A modified model for simulating the effect of temperature on ultrasonic attenuation in 7050 aluminum alloy

• Main Authors: Yunxin Wu, Lei Han, Hai Gong, A. S. Ahmad
• Format: Article
• Language: English
• Published: AIP Publishing LLC 2018-08-01
• Series: AIP Advances
• Online Access: http://dx.doi.org/10.1063/1.5045627

Knowing propagating properties of an ultrasonic wave can enhance the non-destructive testing techniques in alloy materials field, such as the electromagnetic acoustic transducer techniques, and the piezoelectric ultrasonic transducer techniques. When temperature is taken into consideration, the ultrasonic propagating attenuation become very complex process. In this paper, a loss factor coefficient function with change in temperatures is established and the loss factor damping model with temperature term is coupled into the equations of elastic wave motion. A modified frequency domain model for calculating the ultrasonic attenuation due to temperature changes in 7050 Aluminum alloy is then developed. The model is validated experimentally using a high power pulse transmitter/receiver RPR-4000, a resistant high temperature electromagnetic acoustic transducer set-up and a 7050 Aluminum alloy sample.

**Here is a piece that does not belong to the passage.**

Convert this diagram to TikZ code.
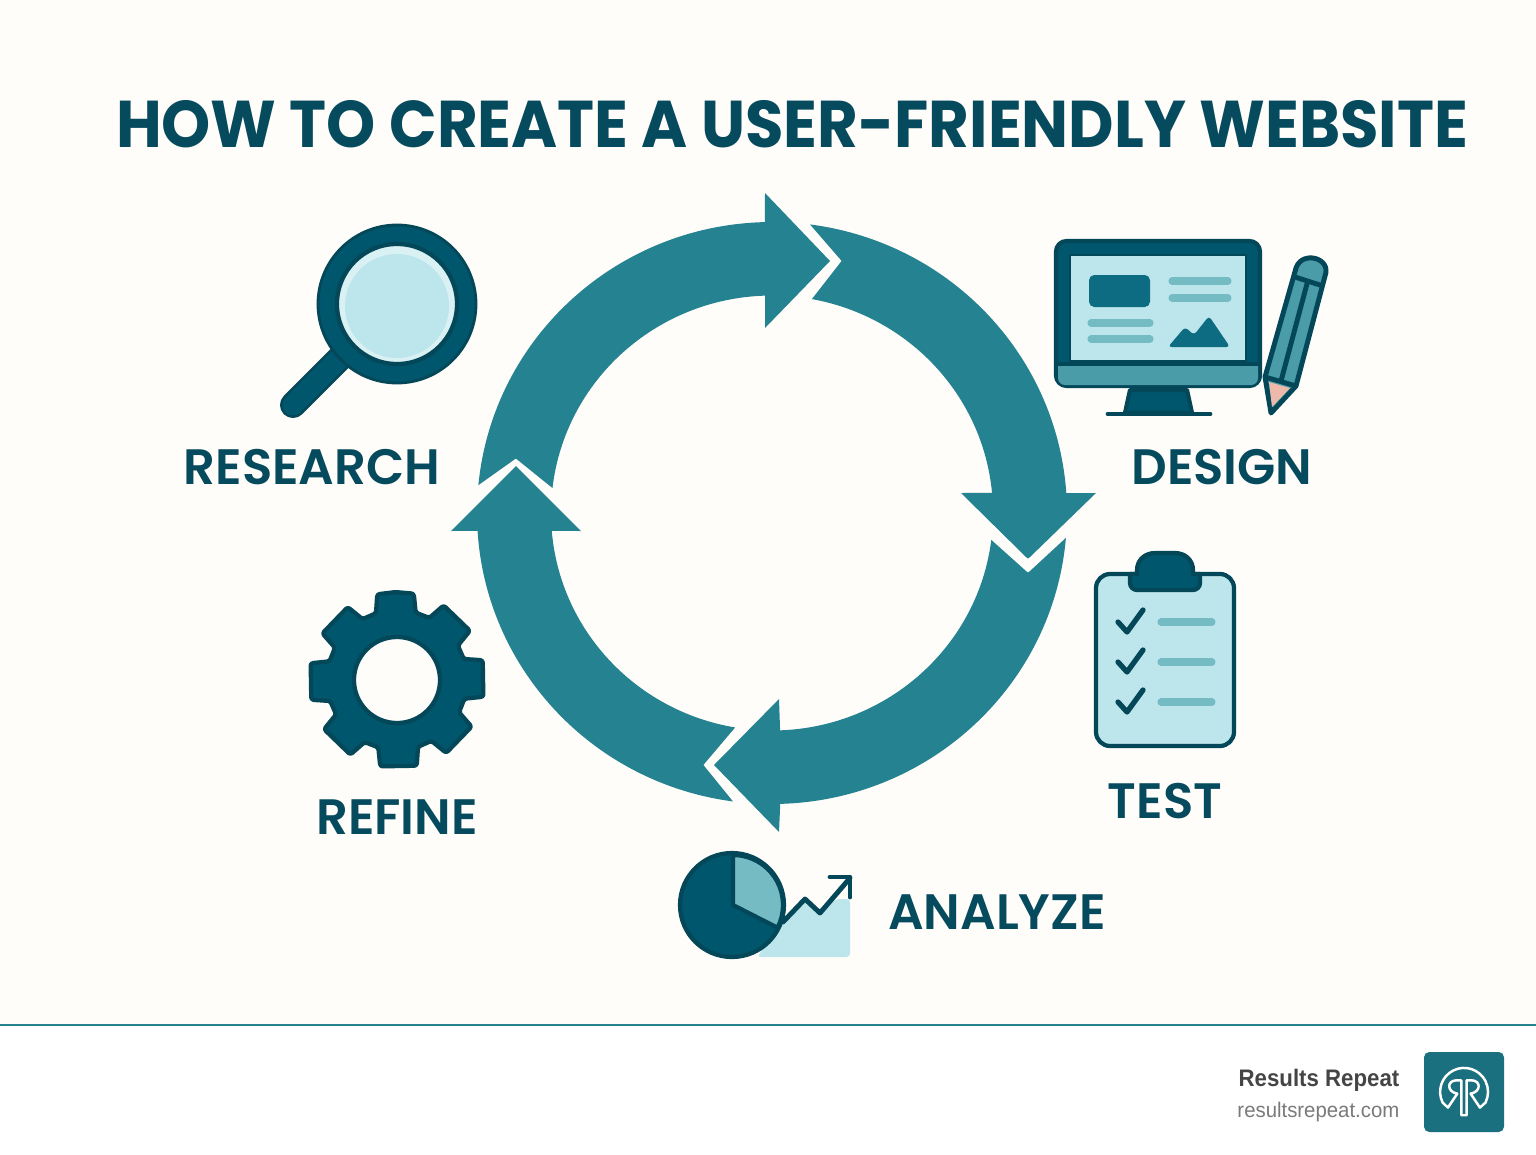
\documentclass[tikz,border=0pt]{standalone}
\usepackage{fontspec}
\setmainfont{Poppins SemiBold}
\newfontfamily\titlefont[FakeStretch=0.946]{Poppins}
\newfontfamily\brandfont[FakeStretch=0.93]{Liberation Sans}
\newfontfamily\sitefont[FakeStretch=0.965]{Liberation Sans}
\definecolor{paperCol}{HTML}{FEFDF9}
\definecolor{ringCol}{HTML}{258291}
\definecolor{deepCol}{HTML}{00566C}
\definecolor{edgeCol}{HTML}{044758}
\definecolor{paleCol}{HTML}{BCE6EB}
\definecolor{midCol}{HTML}{74BBC4}
\definecolor{penCol}{HTML}{4A9CA8}
\definecolor{inkCol}{HTML}{064A5E}
\definecolor{tipCol}{HTML}{EDB9AA}
\definecolor{blockCol}{HTML}{0E6C82}
\tikzset{
    stageLabel/.style={text=inkCol,font=\fontsize{14.15}{16}\selectfont,inner sep=0pt},
    iconEdge/.style={draw=edgeCol,line width=1.2pt,line join=round},
    softBar/.style={draw=midCol,line width=2pt,line cap=round},
    tickMark/.style={draw=edgeCol,line width=1.5pt,line cap=round,line join=round},
}
\def\cx{772}
\def\cy{513}
\def\Rox{295}
\def\Roy{291}
\def\Rix{221}
\def\Riy{217.5}
\newcommand{\ringOut}[1]{({\cx+\Rox*cos(#1)},{\cy+\Roy*sin(#1)})}
\newcommand{\ringIn}[1]{({\cx+\Rix*cos(#1)},{\cy+\Riy*sin(#1)})}
\begin{document}
\begin{tikzpicture}[x=0.01cm,y=-0.01cm]
    \useasboundingbox (0,0) rectangle (1536,1154);
    \fill[paperCol] (0,0) rectangle (1536,1026);
    \fill[white] (0,1026) rectangle (1536,1154);
    \draw[ringCol,line width=0.8pt] (0,1025) -- (1536,1025);
    \node[text=inkCol,font=\titlefont\fontsize{18.8}{22}\selectfont\bfseries,inner sep=0pt] (title) at (792,124) {HOW TO CREATE A USER-FRIENDLY WEBSITE};
    % ring of four arrows
    \fill[ringCol] \ringOut{185.5} arc[x radius=\Rox,y radius=\Roy,start angle=185.5,end angle=268.6] -- (765,193) -- (830,261) -- (765,328) -- \ringIn{268.2} arc[x radius=\Rix,y radius=\Riy,start angle=268.2,end angle=186.6] -- (514,457) .. controls (516,455) .. (518,457) -- cycle;
    \fill[ringCol] \ringOut{277.4} arc[x radius=\Rox,y radius=\Roy,start angle=277.4,end angle=356.1] -- (1096,493) -- (1030,557) .. controls (1028,559) .. (1026,557) -- (961,493) -- \ringIn{354.7} arc[x radius=\Rix,y radius=\Riy,start angle=354.7,end angle=280.4] -- (840,263) .. controls (842,261) .. (840,259) -- cycle;
    \fill[ringCol] \ringOut{4.9} arc[x radius=\Rox,y radius=\Roy,start angle=4.9,end angle=88.4] -- (779,832) -- (714,765) -- (779,699) -- \ringIn{87.9} arc[x radius=\Rix,y radius=\Riy,start angle=87.9,end angle=7.1] -- (1026,571) .. controls (1028,573) .. (1030,571) -- cycle;
    \fill[ringCol] \ringOut{97.6} arc[x radius=\Rox,y radius=\Roy,start angle=97.6,end angle=176.5] -- (451,531) -- (516,466) -- (581,531) -- \ringIn{175.3} arc[x radius=\Rix,y radius=\Riy,start angle=175.3,end angle=99.6] -- (705,763) .. controls (703,765) .. (705,767) -- cycle;
    % research
    \draw[edgeCol,line width=7.4pt,line cap=round] (293,405) -- (345,353);
    \draw[deepCol,line width=6pt,line cap=round] (293,405) -- (345,353);
    \filldraw[fill=deepCol,iconEdge,line width=0.8pt] (397,304) circle (79);
    \filldraw[fill=paleCol!55!white,iconEdge] (397,304) circle (60);
    \fill[paleCol] (397,306) circle (52);
    \node[stageLabel] (research) at (312,467) {RESEARCH};
    % design
    \filldraw[fill=deepCol,iconEdge,rounded corners=3pt] (1056,241) rectangle (1260,386);
    \filldraw[fill=paleCol,draw=edgeCol,line width=0.8pt] (1070,255) rectangle (1246,361);
    \fill[penCol] (1058,366) -- (1258,366) -- (1258,378) arc[start angle=0,end angle=90,radius=7] -- (1065,385) arc[start angle=90,end angle=180,radius=7] -- cycle;
    \draw[edgeCol,line width=1.2pt] (1056,364) -- (1260,364);
    \fill[blockCol,rounded corners=1.5pt] (1089,275) rectangle (1150,307);
    \foreach \bx/\ex/\by in {1172/1228/281,1172/1228/298,1091/1150/323,1091/1150/339}
        \draw[softBar] (\bx,\by) -- (\ex,\by);
    \fill[blockCol,rounded corners=1pt] (1168,347) -- (1185,327) -- (1194,335) -- (1209,316) -- (1230,347) -- cycle;
    \filldraw[fill=deepCol,iconEdge] (1130,390) -- (1187,390) -- (1192,413) -- (1125,413) -- cycle;
    \draw[edgeCol,line width=1.4pt,line cap=round] (1108,414) -- (1210,414);
    \filldraw[fill=penCol,iconEdge,line width=1.4pt] (1265,377) -- (1296,268) .. controls (1302,250) and (1332,258) .. (1325,276) -- (1296,386) -- (1271,413) -- cycle;
    \fill[tipCol] (1269,382) -- (1290,388) -- (1272,407) -- cycle;
    \draw[edgeCol,line width=1.4pt] (1265,377) -- (1296,386) (1295,277) -- (1323,286) (1281,381) -- (1308,280);
    \node[stageLabel] (design) at (1222,467) {DESIGN};
    % test
    \filldraw[fill=paleCol,iconEdge,rounded corners=4pt] (1096,574) rectangle (1234,746);
    \filldraw[fill=deepCol,iconEdge] (1130,574) -- (1130,583) arc[start angle=180,end angle=90,radius=7] -- (1193,590) arc[start angle=90,end angle=0,radius=7] -- (1200,574) -- (1193,574) -- (1193,570) .. controls (1193,560) and (1185,553) .. (1175,553) -- (1155,553) .. controls (1145,553) and (1137,560) .. (1137,570) -- (1137,574) -- cycle;
    \foreach \ty in {622,662,702}{
        \draw[tickMark] (1118,\ty) -- (1127,\ty+10) -- (1143,\ty-12);
        \draw[softBar] (1161,\ty) -- (1212,\ty);
    }
    \node[stageLabel] (test) at (1165,801) {TEST};
    % analyze
    \fill[paleCol,rounded corners=1pt] (757,957) -- (778,930) -- (805,901) -- (820,913) -- (836,899) -- (850,899) -- (850,957) -- cycle;
    \filldraw[fill=deepCol,iconEdge] (732,905) circle (52);
    \filldraw[fill=midCol,iconEdge] (733,905) -- (733,855) arc[start angle=-90,end angle=27,radius=50] -- cycle;
    \draw[edgeCol,line width=1.4pt,line cap=round,line join=round] (783,922) -- (805,899) -- (820,913) -- (850,878);
    \draw[edgeCol,line width=1.4pt,line cap=round,line join=round] (830,877) -- (850,877) -- (850,897);
    \node[stageLabel] (analyze) at (997,912) {ANALYZE};
    % refine
    \filldraw[fill=deepCol,iconEdge,rounded corners=0.7pt,even odd rule] ({397+88*cos(-91)},{680+88*sin(-91)})
        \foreach \k in {0,45,...,315}{
            -- ({397+88*cos(\k-79)},{680+88*sin(\k-79)})
            -- ({397+70*cos(\k-74.5)},{680+70*sin(\k-74.5)})
            -- ({397+70*cos(\k-62.5)},{680+70*sin(\k-62.5)})
            -- ({397+88*cos(\k-58)},{680+88*sin(\k-58)})
        } -- cycle (397,680) circle (43);
    \node[stageLabel] (refine) at (397,817) {REFINE};
    % footer
    \node[anchor=east,inner sep=0pt,text=black!73,font=\brandfont\fontsize{6.8}{9}\selectfont\bfseries] (brand) at (1400,1080) {Results Repeat};
    \node[anchor=east,inner sep=0pt,text=black!52,font=\sitefont\fontsize{6}{8}\selectfont] (site) at (1400,1112) {resultsrepeat.com};
    \fill[ringCol!70!edgeCol,rounded corners=1.5pt] (1424,1052) rectangle (1504,1132);
    \begin{scope}[shift={(1424,1052)},x=0.00333cm,y=-0.00333cm]
        \draw[white,line width=0.7pt,line join=round] (56,152) arc[start angle=153.4,end angle=386.6,radius=72] -- (168,167) -- (140,125) .. controls (172,120) and (172,85) .. (142,85) -- (128,85) -- (128,190) -- (112,190) -- (112,85) -- (98,85) .. controls (68,85) and (68,120) .. (100,125) -- (72,167) -- cycle;
    \end{scope}
\end{tikzpicture}
\end{document}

The simulation and the experimental results are determined to be in good agreement. The numerical model is used to calculate the ultrasonic-waves field, the ultrasonic attenuation, and the ultrasonic propagation directivity considering the temperature effect. The modeling results indicate that the ultrasonic energy attenuation is significantly affected by temperature. When the temperature increases from 20°C up to 480°C, the ultrasonic energy attenuates by 32.31%. It is also found that the length of near acoustic field increases with the increase in temperature. There is a common basic mode for the attenuation of ultrasonic waves, in which the attenuated mode cannot be affected by other factors. Increasing the temperature or the frequency, the ultrasonic propagation can obtain an excellent directivity. Results obtained from the present model will provide a comprehensive understanding of design parameter effects and consequently improve the design/performance in the non-destructive testing techniques.